Since yesterday’s Denny’s had been so well air-conditioned, we repeated that as our fast-food lunch cooldown for today. Unfortunately the dining room temperature must not be a corporate standard, as this place wasn’t as cold, though it was still significantly cooler than outside, where the 83F temperature combined with the humidity to create a heat index of about 94F!
And that’s where I finally convinced Rett that spending two more nights camping under these conditions would not be good for our sanity. To her credit, she was willing, despite her suffering, to try out one of the two nights that we had booked at Bahia Honda State Park, but when I found that there were no grocery stores or restaurants on the island to supply us, I decided that it made the most sense to just bag the whole thing and get a motel (finding a less-than-$250/night Florida Keys motel with vacancy was another factor that influence my decision!)
Refreshed and with our bottles filled with ice from the drink machine, we soon hit 7 Mile Bridge, named for exactly the reason you’d expect. Even though I knew it had good shoulders for the whole length, we’d taken the several warnings we’d heard about it to heart, regarding debris in the shoulder, speeding drivers, or crazy winds.
But here the Keys gave us a break, and we had an absolutely ideal crossing. The shoulder must have just been swept, because it was almost perfectly clear. At the elevated section where we needed to climb, construction made our shoulder disappear, which was far from ideal, especially since the modified lane layout left just enough room for drivers to try to squeeze past us. But we lucked into an absolute king of a driver behind us, who was happy to wait the whole way up and down the hill, holding off all the more-impatient drivers behind him. Because if one of those drivers had tried the squeeze-past move, then all the following ones would have, with the risk increasing as the passes became more mindless. And finally, we had no headwind or buffeting crosswinds on the open sea, just a perfect strong tailwind, making it easy to cruise at 18-20mph and cross the 7 miles in a minimum amount of time (prayers for anyone riding the other way though!)
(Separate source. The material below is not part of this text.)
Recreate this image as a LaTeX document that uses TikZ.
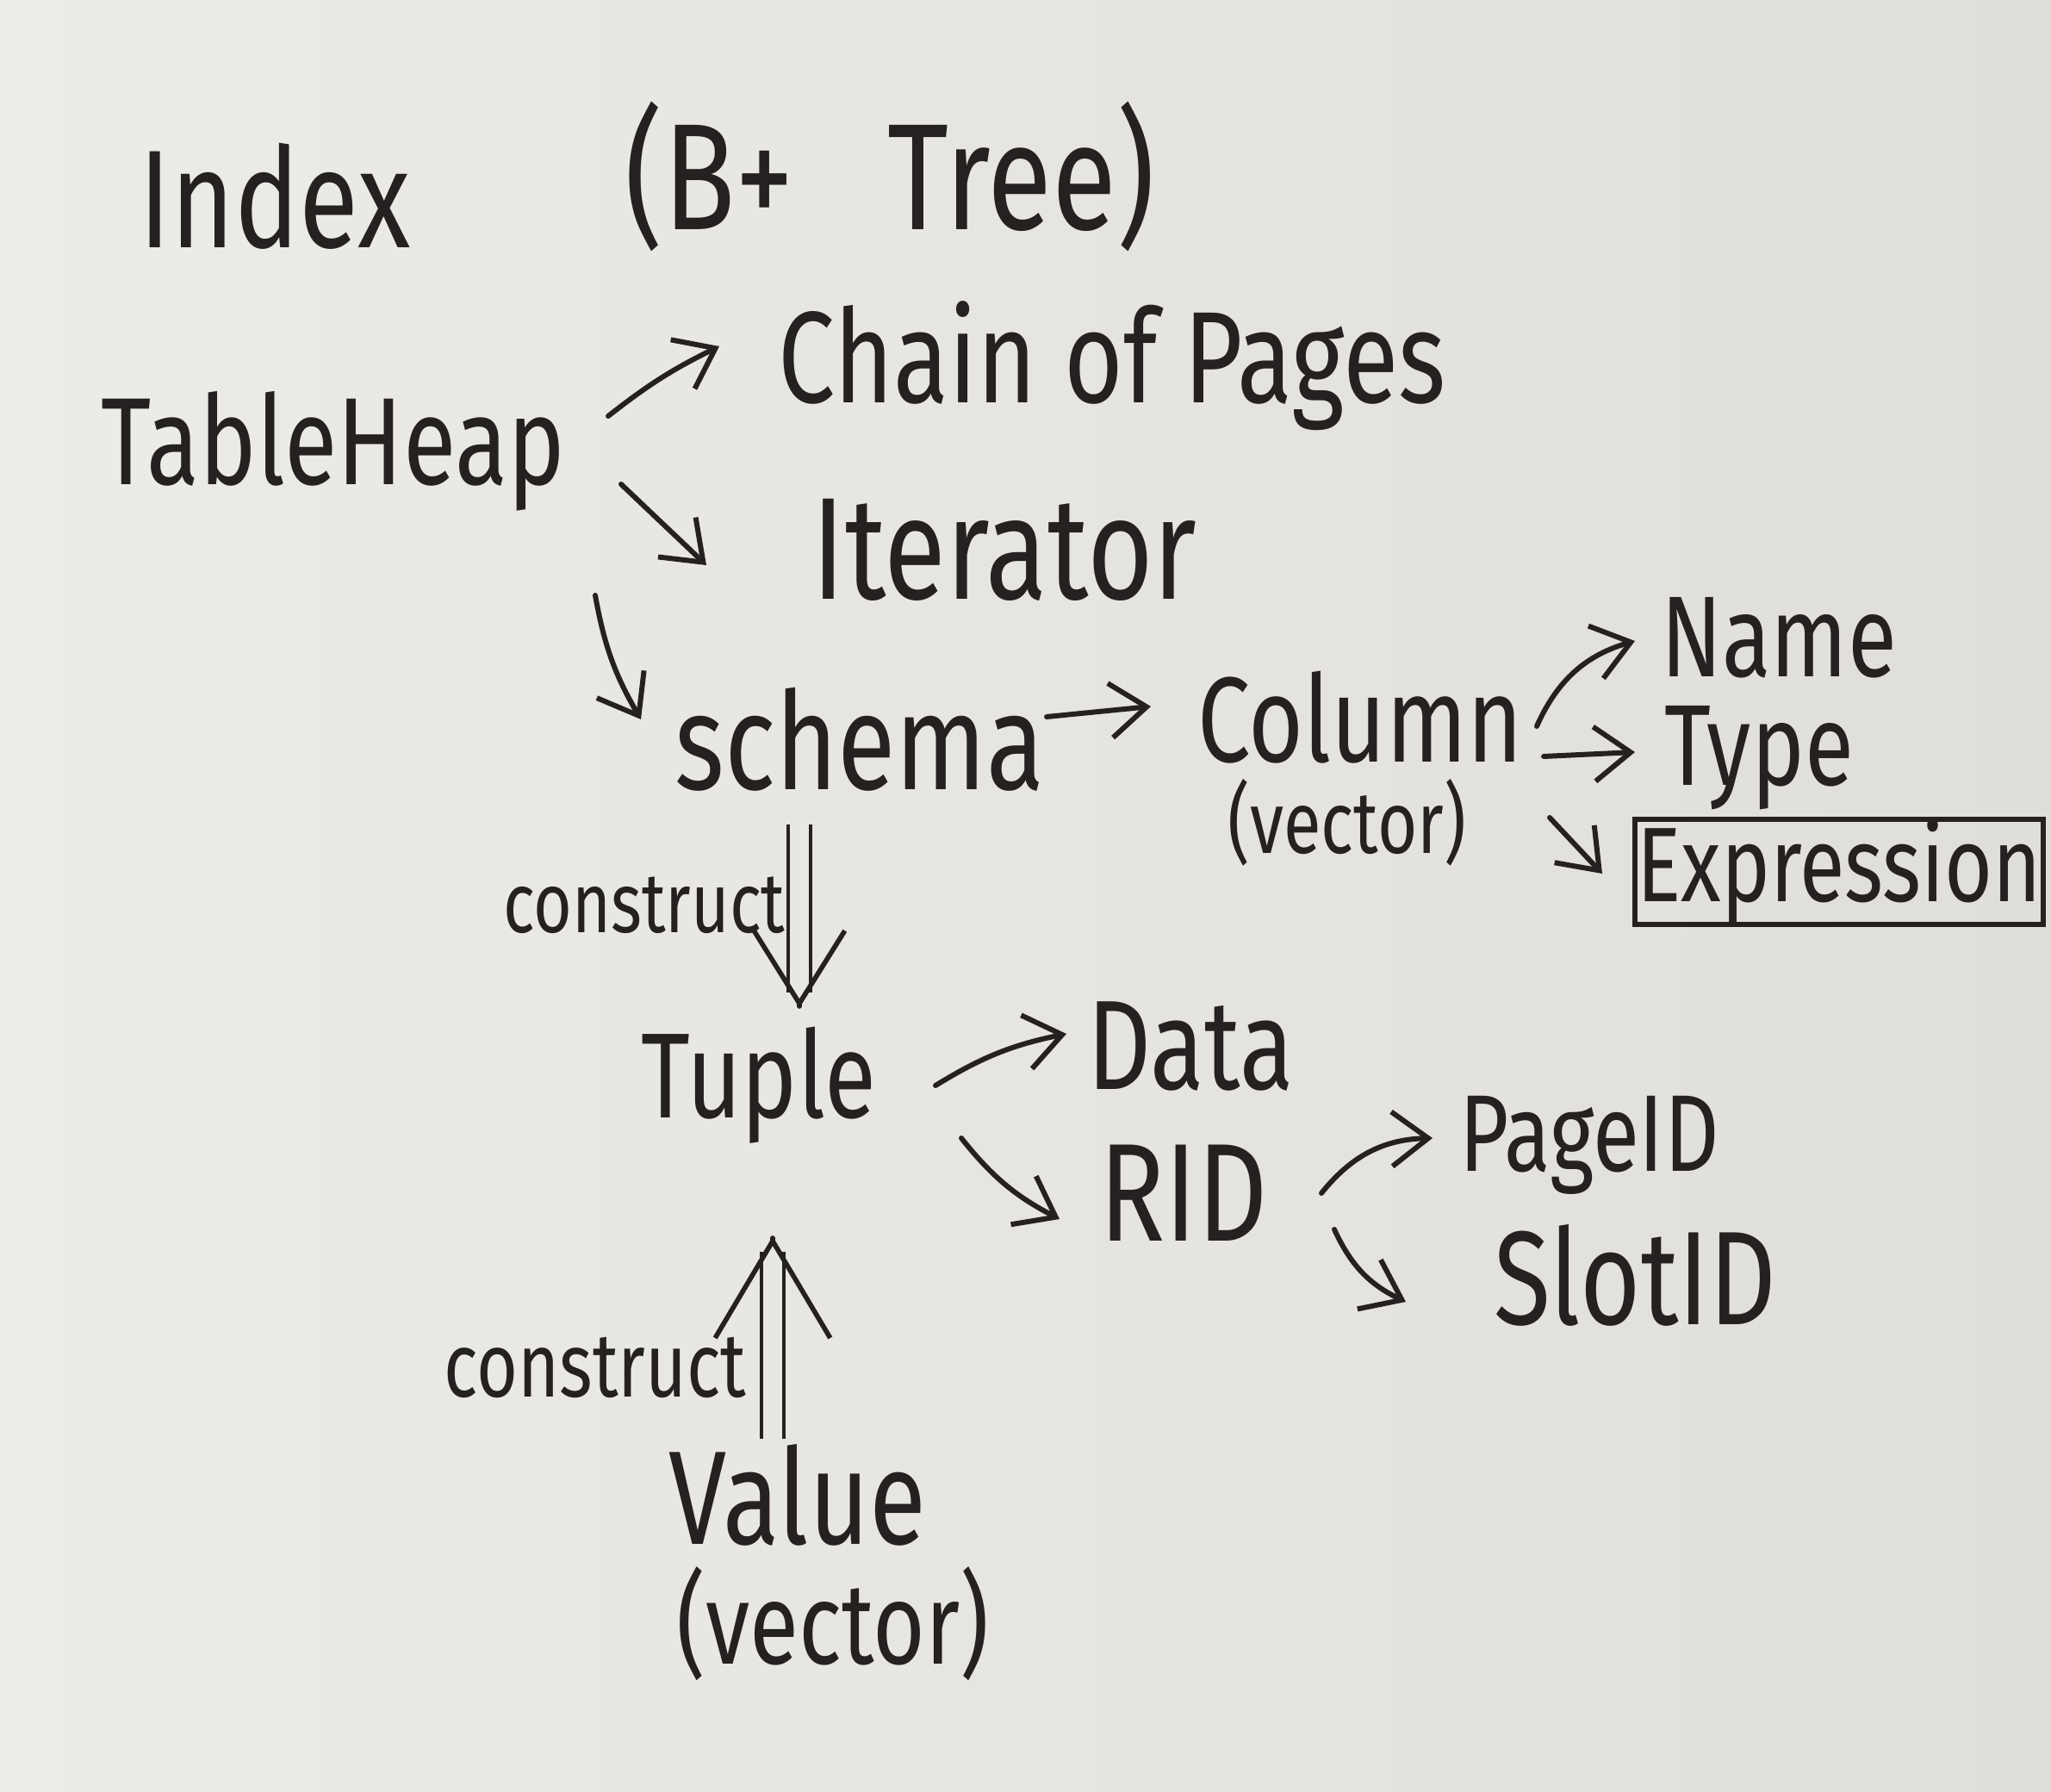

We both felt almost guilty for cancelling our 2-night reservation at Bahia Honda State Park, as it’s the first time in our memory where we’ve done such a thing. Was it truly necessary? Maybe Google reviews were correct and the bugs (and rats!) wouldn’t be as bad at this park as they were at Long Key? Maybe it would feel cooler overnight? Maybe the overnight rainy pattern wouldn’t continue? Well, the decision was made, but stupidly, I couldn’t cancel on their website or even by calling the central State Parks number. While any refund would be nice, mostly I just wanted to free up the high-demand campsite for someone else. Since there is only one road through the Keys, and our motel was 7 miles further, it was easy to stop in the registration station as we passed by and talk in person. And an anecdote from the ranger that validated our decision was worth even more than the $33 we got back. He said that he went out for his standard relaxing early-morning walk around the park today, but after being out for a few minutes he had to go back to his RV to soak his long sleeves in repellent to protect himself from the ravaging no-see-ums. And even then it was not the relaxing walk it was supposed to be! He attributed their activity to the pre-dawn rains, but whatever the reason, we now felt less shame about “wussing out”.
Day 2
Our hotel had the cinder-block spaciousness of Mexican hotel rooms, and was cleaned with a particular product that immediately takes Rett and I straight back to Baja ever since we started smelling it again in St. Augustine. It also runs snorkeling tours, so I had thought that another reason to switch from the campground to this motel for two nights was that it might enable Rett to finally get in the snorkeling that we weren’t able to do at Pennekamp, and help prevent this Keys excursion from being a total bust. But her cold was still nagging away, so we decided the wisest decision would be to just continue to relax in the bug-free air-conditioning.